Doctors made medical history by successfully transplanting a whole eye. The donated eye has reportedly survived inside the patient for six months with no major issues so far and shows signs of good health. At this point, however, the patient has not regained any functional sight as a result.

A surgical team at NYU Langone Health carried out the procedure in May, as first reported by Reuters Thursday. The team originally set to perform a partial face transplant on 46-year-old Aaron James, a military veteran who suffered a high-voltage electrical accident at work that injured much of the left side of his body and face, including his eye.
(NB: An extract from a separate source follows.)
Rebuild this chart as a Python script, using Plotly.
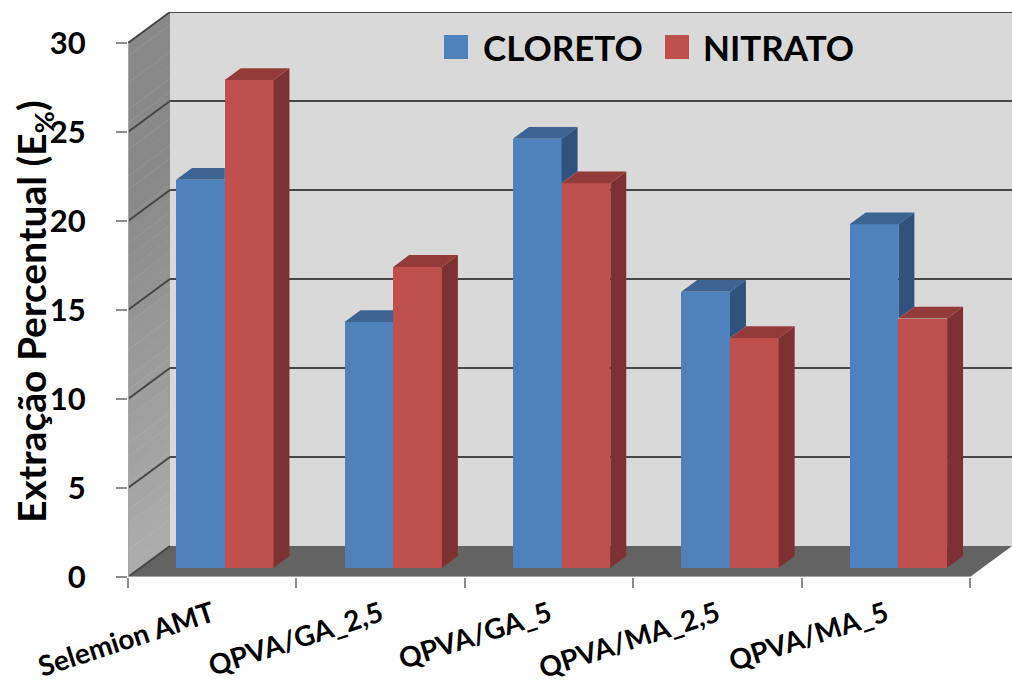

They then decided to try grafting an entire eyeball as part of this surgery, mainly for cosmetic purposes.

Aaron James (left) with Eduardo Rodriguez (right)

Aaron James (left) with Eduardo Rodriguez (right)
Image: Russ Geltman/NYU Langone Health

Currently, only the cornea—the frontmost, transparent layer of the eye—can be transplanted as a functional replacement for a damaged or diseased one. The team’s primary objective of this procedure was only to show that it was possible to attach an entire donated eyeball to a recipient’s body and have it survive long-term. That said, they did try to improve the odds of the eye communicating with James’ brain through his optic nerves (a prerequisite for sight) by injecting the donor’s harvested stem cells into the optic nerve at the same time. The surgery took 21 hours to complete.

“If some form of vision restoration occurred, it would be wonderful, but… the goal was for us to perform the technical operation,” lead surgeon Eduardo Rodriguez told Reuters.

So far, the organ does seem to be staying alive and well six months later. The team detected well-functioning blood vessels supplying the eye and a “promising-looking retina,” according to Reuters. But James has not reported any sight in the eye, and the team hasn’t spotted any communication between the eye and his brain.

It’s still possible that some eyesight could be restored, Rodriguez says, and the team plans to keep monitoring James’ progress. But even if it doesn’t, the lessons learned from this transplant could very well lead to new breakthroughs. The team also believes that it’s possible to someday combine the procedure with other emerging technologies intended to restore vision, such as electronic implants that mimic how optic nerve cells talk to the brain. And James himself appears to be grateful for having gone through the transplant.

“I told them, ‘Even if I can’t see… maybe at least you all can learn something to help the next person.’ That’s how you get started,” James told Reuters. “Hopefully this opens up a new path.”